When we think about the school library as a place where reading communities begin and are nurtured, we have to remember that a school is a place where many students do not inherently feel welcome. Historically speaking, school systems have been an instrumental part of systems of colonization and indoctrination. In Ngũgĩ wa Thiong’o’s famous essay “Decolonising the Mind” (1986), we learn that students have been socialized to shame one another for speaking Kikuyu, their mother tongue. The tendency to demonize the unique parts of us that make us individuals, and to praise or reward the parts of people that demonstrate their assimilation with the dominant culture is pervasive throughout all of humankind. From Japan, which kept its borders closed to visitors from the West (until the arrival of Commodore Perry in 1853), all the way to the Hawaiian Islands, whose indigenous population was decimated with the arrival of colonizers and smallpox in 1778, education has been used to dominate and subjugate throughout human history.

So what can we do to transform our educational system from one of subjugation and assimilation to one where everyone is truly welcome, a system based upon precepts of liberation and freedom?

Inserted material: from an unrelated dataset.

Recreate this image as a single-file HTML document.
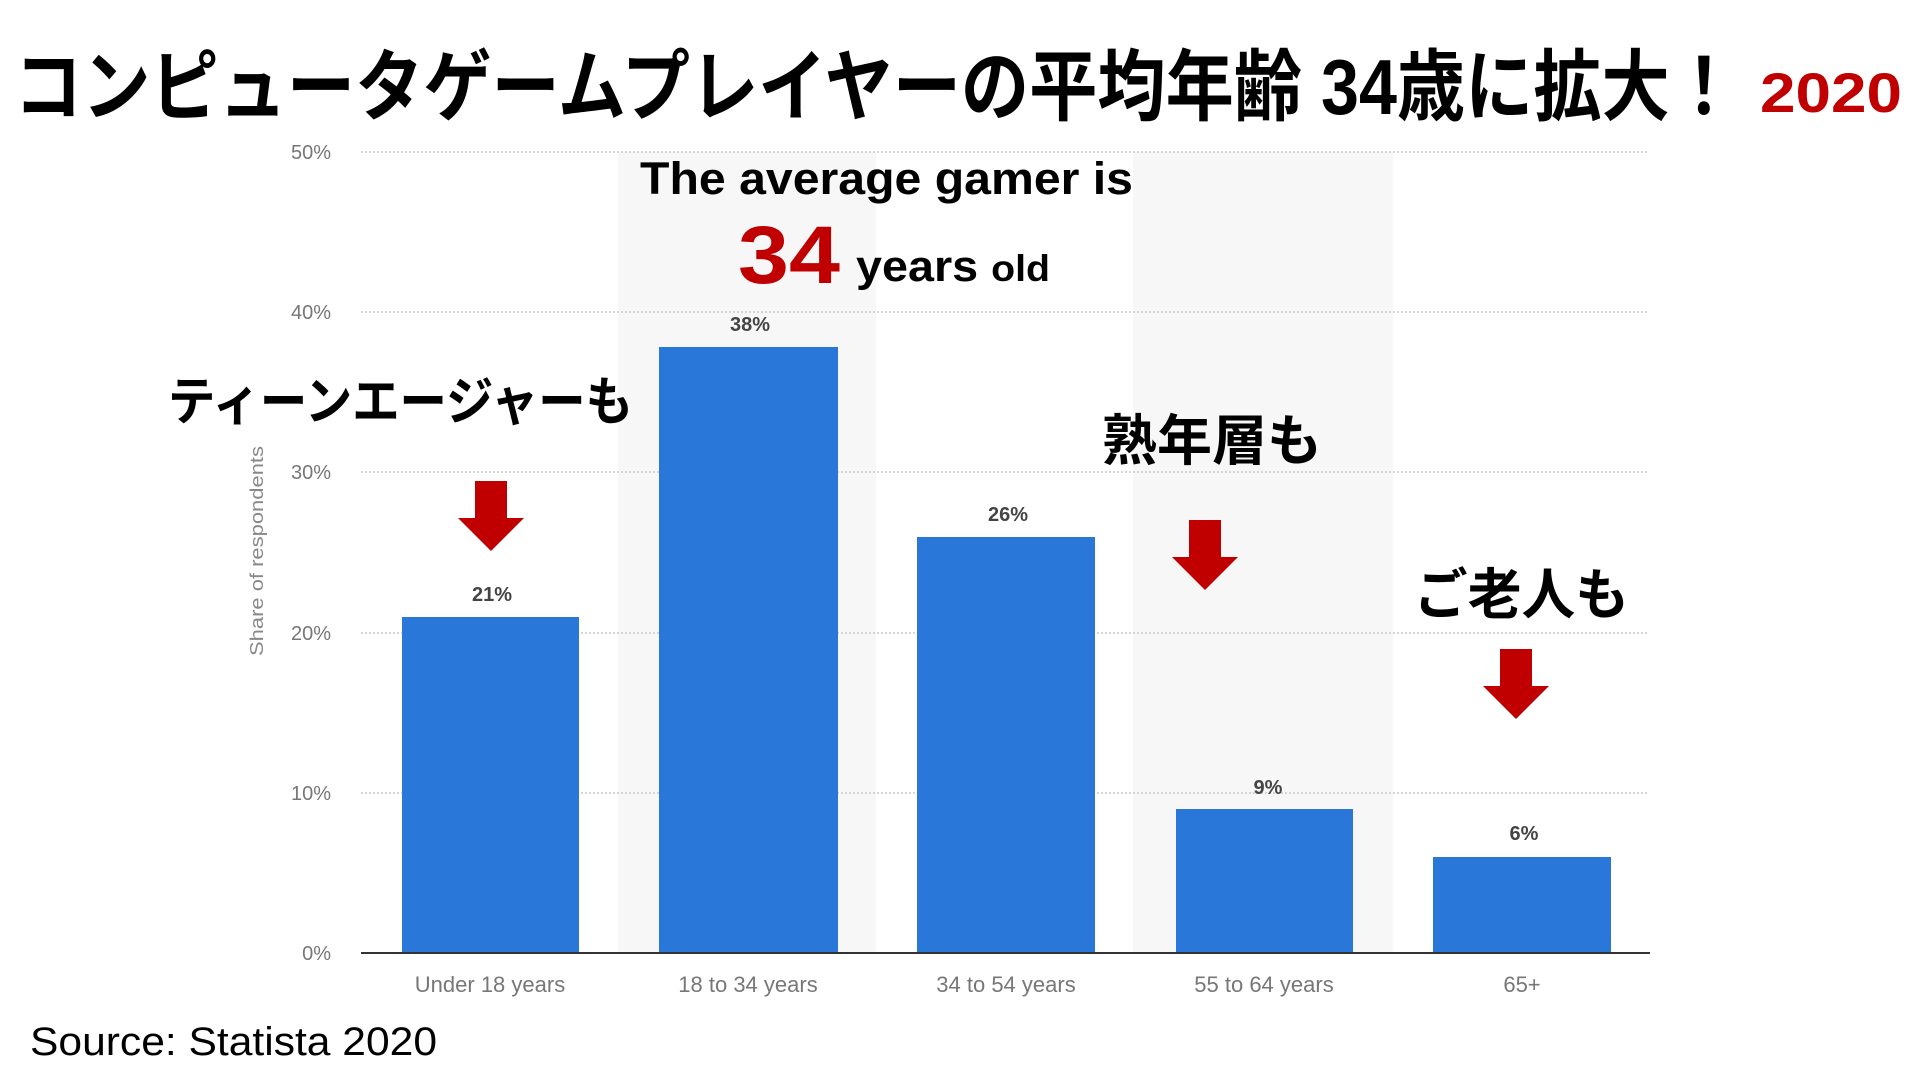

Culturally Relevant Librarianship

The idea of culturally relevant librarianship is a natural outgrowth of culturally responsive education. Many have written and taught about culturally relevant pedagogy, or CRP (not to be confused with CRT) and it is the child of what began as multicultural education. When we think about culturally relevant librarianship, we have to consider that librarianship is in essence the curation, preservation, and dissemination of information and story. We must also remember that historically, information and stories have been the record of those who considered themselves to be the winners, the conquerors in societies the world over.

In modern times, what we call CRP was coined by Gloria Ladson-Billings as a way in which we remain responsive to and aware of the need of all children to have an experience (in library and classroom environments) that is empowering, restorative, and validating.